STSフォーラム第20回年次総会
令和5年10月1日、岸田総理は、京都市内で行われたSTSフォーラム(科学技術と人類の未来に関する国際フォーラム)第20回年次総会に出席しました。
総理は、開会式の挨拶で次のように述べました。
「本日は、お招きいただきありがとうございます。2004年に尾身幸次元財務大臣が創設されたSTSフォーラムは、今年で20年目を迎えると伺いました。小宮山理事長を始め、御出席の皆様とともに、記念すべき節目の年を迎えられることを大変嬉しく思います。
20年という月日の間に、社会や我々の生活様式は科学技術により大きく進歩してきました。引き続き、科学技術の大衆化、つまり、誰もが科学技術の恩恵を受けることができる社会が広がっていくことを期待しています。
例えば、生成AI(人工知能)は、産業、医療、教育などの社会全体に革命的な進歩をもたらす可能性があると言われています。
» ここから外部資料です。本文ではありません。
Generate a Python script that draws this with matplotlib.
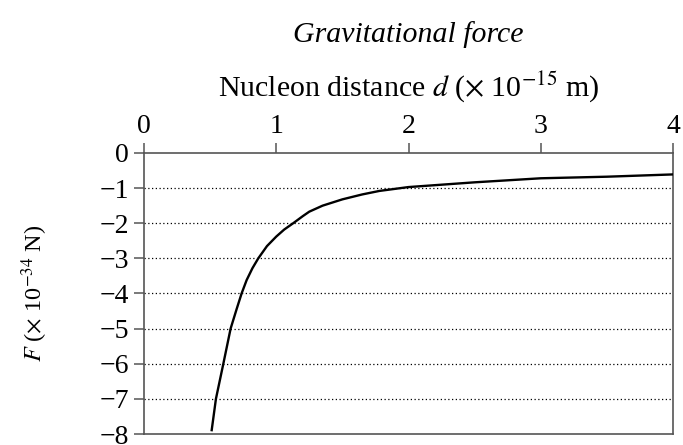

私自身、これまで生成AIの開発企業や若手研究者と対話したり、東京大学でのシンポジウムへ参加するとともに、夏休みを利用して生成AIの演習を受講しました。演習では、日本のAI研究の第一人者である東京大学・松尾豊教授から、大規模言語モデルの開発方法について、自ら手を動かしてプログラミングを実践的に学びました。こうした実体験を通じ、私は、改めて生成AIのポテンシャルを感じるとともに、生成AIが次の時代の科学技術の大衆化をもたらし、更に便利な世の中が実現することを期待しています。一方で、フェイク情報、プライバシーや著作権の保護に対する懸念なども指摘されており、対応が必要です。
そのため、今年5月に私が議長を務めたG7広島サミットでは、信頼できるAIというビジョンに合意し、私から広島AIプロセスを提案しました。信頼できるAIの実現に向けて、ガバナンスや透明性の促進などについて、現在、日本が主導して国際ルール作りを進めています。STSフォーラムでは、G7以外の様々な国からも、生成AIをめぐる課題について、是非御意見をお伺いできればと思います。生成AIに限らず、科学技術には、光と影の側面があり、これはSTSフォーラム創立以来、絶えず議論されてきた重要なテーマと理解しています。今後も、イノベーションの推進と、それに伴う社会への負の影響や倫理的な問題などに対して、真摯に向き合い、持続可能な未来のために科学技術の利用を進めていくことが重要です。
また、気候変動やエネルギー問題などのグローバルな課題の解決に向けて、科学技術を通じた国際協力や人材育成、サイエンス・ディプロマシー(外交のための科学)が不可欠です。そのため、G7広島サミットでは、先端技術、研究インフラ及び高技能な人材ネットワークの開発の支援や、国際的な人材の移動及び循環の促進に合意しました。コロナ禍で滞っていた国際頭脳循環を、今こそ強く推し進めていくことが重要であり、我が国が先陣を切って貢献していくという思いを持っています。
このSTSフォーラムは、世界のオピニオンリーダーが一堂に会し、同じ目線で議論できるネットワーキングの場として、大変貴重なプラットフォームです。今後とも多くの科学者、企業経営者、政策立案者などに参加いただき、科学技術協力の輪を世界中へ広げていってほしいと思います。
ここで、20周年を迎えるに当たり、科学技術の平和利用と国際連携の重要性について、改めて強調したいと思います。G7広島サミットでは、私は世界のリーダーたちと共に、平和記念資料館の視察や、被爆者との対話等を行い、命の大切さと平和の尊さを再確認しました。また、ここ国立京都国際会館は、日本初のノーベル賞受賞者である湯川秀樹博士が、1975年に、核兵器のない世界に向けて世界の科学者が集う、パグウォッシュ・シンポジウム(科学と国際問題に関する会議)を初めて主催した場所です。さらに、この会館は、1997年に、京都議定書が採択され、気候変動というグローバルな問題に、世界が一丸となって取り組み始めた場所でもあります。こうした、平和を追求し、世界的な課題に挑戦する歴史的イベントが行われた土地で、科学技術の未来に向けた議論がなされることを大変嬉しく思います。
私たちは、これまでの20年のレガシーを受け継ぐとともに、今後の20年、更にその先の未来をどう切り拓(ひら)いていくか、考えねばなりません。そして、理想の未来を実現する鍵の一つは、科学技術にあると私は信じています。最後に、皆さんに伺います。皆さんはどのような未来を作りたいですか。そして、それを作るためには、我々はどのように科学技術を育て、使っていくべきでしょうか。皆さんの活発な議論を楽しみにしています。御清聴ありがとうございました。」